---- INFORMATION PROVIDED
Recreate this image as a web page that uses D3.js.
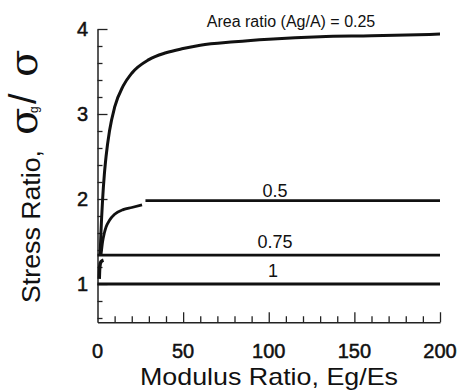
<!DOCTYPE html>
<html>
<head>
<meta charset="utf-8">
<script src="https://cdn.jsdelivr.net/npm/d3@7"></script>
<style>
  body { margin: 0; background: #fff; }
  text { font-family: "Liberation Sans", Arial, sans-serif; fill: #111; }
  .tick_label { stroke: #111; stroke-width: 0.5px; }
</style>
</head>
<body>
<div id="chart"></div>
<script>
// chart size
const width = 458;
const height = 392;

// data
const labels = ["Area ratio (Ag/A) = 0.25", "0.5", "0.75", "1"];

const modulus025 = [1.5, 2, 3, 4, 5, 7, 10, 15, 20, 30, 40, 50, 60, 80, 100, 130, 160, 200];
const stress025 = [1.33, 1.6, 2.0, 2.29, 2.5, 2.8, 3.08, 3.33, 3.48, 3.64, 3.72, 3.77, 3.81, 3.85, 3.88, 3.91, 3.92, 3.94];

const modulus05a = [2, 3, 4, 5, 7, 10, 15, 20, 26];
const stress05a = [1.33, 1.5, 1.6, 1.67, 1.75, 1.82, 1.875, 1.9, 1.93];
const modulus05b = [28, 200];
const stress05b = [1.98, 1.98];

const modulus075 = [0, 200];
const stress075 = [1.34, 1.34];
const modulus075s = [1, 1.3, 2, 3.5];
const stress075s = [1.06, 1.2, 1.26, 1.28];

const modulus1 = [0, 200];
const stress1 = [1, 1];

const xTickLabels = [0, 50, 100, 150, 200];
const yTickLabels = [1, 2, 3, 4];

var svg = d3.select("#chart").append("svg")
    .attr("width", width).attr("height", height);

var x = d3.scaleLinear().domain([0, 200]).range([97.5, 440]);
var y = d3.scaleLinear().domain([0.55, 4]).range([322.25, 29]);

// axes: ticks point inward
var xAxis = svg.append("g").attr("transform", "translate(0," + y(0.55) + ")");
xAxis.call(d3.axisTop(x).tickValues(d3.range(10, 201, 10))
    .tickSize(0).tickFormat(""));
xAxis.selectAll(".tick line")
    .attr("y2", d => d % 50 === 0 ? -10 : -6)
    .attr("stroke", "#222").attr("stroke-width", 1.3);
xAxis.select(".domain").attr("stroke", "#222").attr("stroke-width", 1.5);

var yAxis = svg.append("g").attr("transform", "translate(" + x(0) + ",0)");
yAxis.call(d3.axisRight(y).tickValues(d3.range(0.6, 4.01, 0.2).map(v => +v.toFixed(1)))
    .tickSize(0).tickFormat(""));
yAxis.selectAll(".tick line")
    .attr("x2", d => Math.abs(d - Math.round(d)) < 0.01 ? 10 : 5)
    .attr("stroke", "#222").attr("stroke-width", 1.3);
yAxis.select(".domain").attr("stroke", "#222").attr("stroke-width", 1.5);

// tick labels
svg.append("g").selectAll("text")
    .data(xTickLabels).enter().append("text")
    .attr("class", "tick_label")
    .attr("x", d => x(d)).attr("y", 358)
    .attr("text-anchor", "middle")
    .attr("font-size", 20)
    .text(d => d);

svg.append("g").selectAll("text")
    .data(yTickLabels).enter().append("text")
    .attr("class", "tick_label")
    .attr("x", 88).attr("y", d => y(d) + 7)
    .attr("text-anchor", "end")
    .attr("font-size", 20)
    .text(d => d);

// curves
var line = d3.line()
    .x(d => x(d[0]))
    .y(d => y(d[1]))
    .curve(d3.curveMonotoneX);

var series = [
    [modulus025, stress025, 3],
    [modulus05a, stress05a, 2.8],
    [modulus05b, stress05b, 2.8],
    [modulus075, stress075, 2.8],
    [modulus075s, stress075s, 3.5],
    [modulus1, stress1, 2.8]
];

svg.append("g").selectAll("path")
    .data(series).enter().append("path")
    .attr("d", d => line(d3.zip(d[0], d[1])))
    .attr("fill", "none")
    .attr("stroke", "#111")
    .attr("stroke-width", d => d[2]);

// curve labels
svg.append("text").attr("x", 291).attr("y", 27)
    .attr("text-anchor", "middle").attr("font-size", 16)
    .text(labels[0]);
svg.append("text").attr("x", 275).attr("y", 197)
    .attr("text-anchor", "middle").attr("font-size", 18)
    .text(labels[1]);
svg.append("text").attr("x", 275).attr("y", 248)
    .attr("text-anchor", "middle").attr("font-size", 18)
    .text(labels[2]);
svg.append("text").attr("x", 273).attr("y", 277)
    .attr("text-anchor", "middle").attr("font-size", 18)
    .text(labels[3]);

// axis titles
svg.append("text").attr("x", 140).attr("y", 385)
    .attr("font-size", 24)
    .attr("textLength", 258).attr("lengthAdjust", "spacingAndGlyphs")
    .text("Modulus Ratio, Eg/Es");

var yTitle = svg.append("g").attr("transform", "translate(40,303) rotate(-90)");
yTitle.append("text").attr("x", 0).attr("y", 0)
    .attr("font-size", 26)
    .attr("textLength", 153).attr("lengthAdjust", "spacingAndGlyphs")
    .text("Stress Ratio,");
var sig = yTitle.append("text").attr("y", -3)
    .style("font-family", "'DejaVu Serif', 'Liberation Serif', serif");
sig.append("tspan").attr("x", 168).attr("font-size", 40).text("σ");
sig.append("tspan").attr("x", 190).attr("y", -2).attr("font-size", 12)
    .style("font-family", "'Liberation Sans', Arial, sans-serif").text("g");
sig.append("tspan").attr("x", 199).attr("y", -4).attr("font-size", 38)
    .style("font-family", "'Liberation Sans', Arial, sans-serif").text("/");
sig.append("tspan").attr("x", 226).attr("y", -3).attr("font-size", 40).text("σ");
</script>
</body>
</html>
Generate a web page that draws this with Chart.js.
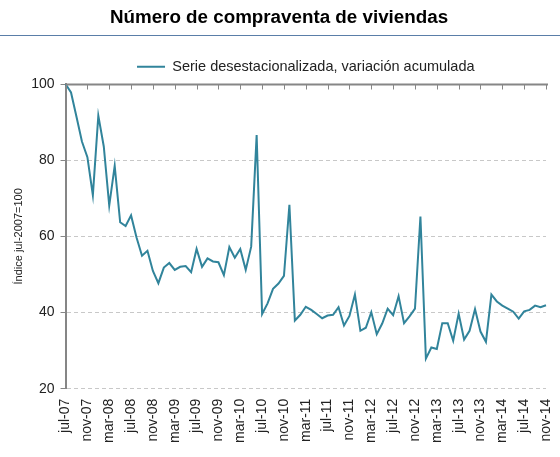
--------
PROBLEM: Images must not appear in the copy; reproduce everything else in the records verbatim.

ANSWER TO THE TASK:
Recreate this image as a web page that uses D3.js.
<!DOCTYPE html>
<html>
<head>
<meta charset="utf-8">
<script src="https://cdn.jsdelivr.net/npm/d3@7"></script>
<style>
  body { margin: 0; background: #fff; }
  text { font-family: "Liberation Sans", Arial, sans-serif; fill: #111; }
  .tick_label { stroke: #111; stroke-width: 0.5px; }
</style>
</head>
<body>
<div id="chart"></div>
<script>
// chart size
const width = 458;
const height = 392;

// data
const labels = ["Area ratio (Ag/A) = 0.25", "0.5", "0.75", "1"];

const modulus025 = [1.5, 2, 3, 4, 5, 7, 10, 15, 20, 30, 40, 50, 60, 80, 100, 130, 160, 200];
const stress025 = [1.33, 1.6, 2.0, 2.29, 2.5, 2.8, 3.08, 3.33, 3.48, 3.64, 3.72, 3.77, 3.81, 3.85, 3.88, 3.91, 3.92, 3.94];

const modulus05a = [2, 3, 4, 5, 7, 10, 15, 20, 26];
const stress05a = [1.33, 1.5, 1.6, 1.67, 1.75, 1.82, 1.875, 1.9, 1.93];
const modulus05b = [28, 200];
const stress05b = [1.98, 1.98];

const modulus075 = [0, 200];
const stress075 = [1.34, 1.34];
const modulus075s = [1, 1.3, 2, 3.5];
const stress075s = [1.06, 1.2, 1.26, 1.28];

const modulus1 = [0, 200];
const stress1 = [1, 1];

const xTickLabels = [0, 50, 100, 150, 200];
const yTickLabels = [1, 2, 3, 4];

var svg = d3.select("#chart").append("svg")
    .attr("width", width).attr("height", height);

var x = d3.scaleLinear().domain([0, 200]).range([97.5, 440]);
var y = d3.scaleLinear().domain([0.55, 4]).range([322.25, 29]);

// axes: ticks point inward
var xAxis = svg.append("g").attr("transform", "translate(0," + y(0.55) + ")");
xAxis.call(d3.axisTop(x).tickValues(d3.range(10, 201, 10))
    .tickSize(0).tickFormat(""));
xAxis.selectAll(".tick line")
    .attr("y2", d => d % 50 === 0 ? -10 : -6)
    .attr("stroke", "#222").attr("stroke-width", 1.3);
xAxis.select(".domain").attr("stroke", "#222").attr("stroke-width", 1.5);

var yAxis = svg.append("g").attr("transform", "translate(" + x(0) + ",0)");
yAxis.call(d3.axisRight(y).tickValues(d3.range(0.6, 4.01, 0.2).map(v => +v.toFixed(1)))
    .tickSize(0).tickFormat(""));
yAxis.selectAll(".tick line")
    .attr("x2", d => Math.abs(d - Math.round(d)) < 0.01 ? 10 : 5)
    .attr("stroke", "#222").attr("stroke-width", 1.3);
yAxis.select(".domain").attr("stroke", "#222").attr("stroke-width", 1.5);

// tick labels
svg.append("g").selectAll("text")
    .data(xTickLabels).enter().append("text")
    .attr("class", "tick_label")
    .attr("x", d => x(d)).attr("y", 358)
    .attr("text-anchor", "middle")
    .attr("font-size", 20)
    .text(d => d);

svg.append("g").selectAll("text")
    .data(yTickLabels).enter().append("text")
    .attr("class", "tick_label")
    .attr("x", 88).attr("y", d => y(d) + 7)
    .attr("text-anchor", "end")
    .attr("font-size", 20)
    .text(d => d);

// curves
var line = d3.line()
    .x(d => x(d[0]))
    .y(d => y(d[1]))
    .curve(d3.curveMonotoneX);

var series = [
    [modulus025, stress025, 3],
    [modulus05a, stress05a, 2.8],
    [modulus05b, stress05b, 2.8],
    [modulus075, stress075, 2.8],
    [modulus075s, stress075s, 3.5],
    [modulus1, stress1, 2.8]
];

svg.append("g").selectAll("path")
    .data(series).enter().append("path")
    .attr("d", d => line(d3.zip(d[0], d[1])))
    .attr("fill", "none")
    .attr("stroke", "#111")
    .attr("stroke-width", d => d[2]);

// curve labels
svg.append("text").attr("x", 291).attr("y", 27)
    .attr("text-anchor", "middle").attr("font-size", 16)
    .text(labels[0]);
svg.append("text").attr("x", 275).attr("y", 197)
    .attr("text-anchor", "middle").attr("font-size", 18)
    .text(labels[1]);
svg.append("text").attr("x", 275).attr("y", 248)
    .attr("text-anchor", "middle").attr("font-size", 18)
    .text(labels[2]);
svg.append("text").attr("x", 273).attr("y", 277)
    .attr("text-anchor", "middle").attr("font-size", 18)
    .text(labels[3]);

// axis titles
svg.append("text").attr("x", 140).attr("y", 385)
    .attr("font-size", 24)
    .attr("textLength", 258).attr("lengthAdjust", "spacingAndGlyphs")
    .text("Modulus Ratio, Eg/Es");

var yTitle = svg.append("g").attr("transform", "translate(40,303) rotate(-90)");
yTitle.append("text").attr("x", 0).attr("y", 0)
    .attr("font-size", 26)
    .attr("textLength", 153).attr("lengthAdjust", "spacingAndGlyphs")
    .text("Stress Ratio,");
var sig = yTitle.append("text").attr("y", -3)
    .style("font-family", "'DejaVu Serif', 'Liberation Serif', serif");
sig.append("tspan").attr("x", 168).attr("font-size", 40).text("σ");
sig.append("tspan").attr("x", 190).attr("y", -2).attr("font-size", 12)
    .style("font-family", "'Liberation Sans', Arial, sans-serif").text("g");
sig.append("tspan").attr("x", 199).attr("y", -4).attr("font-size", 38)
    .style("font-family", "'Liberation Sans', Arial, sans-serif").text("/");
sig.append("tspan").attr("x", 226).attr("y", -3).attr("font-size", 40).text("σ");
</script>
</body>
</html>
Generate a web page that draws this with Chart.js.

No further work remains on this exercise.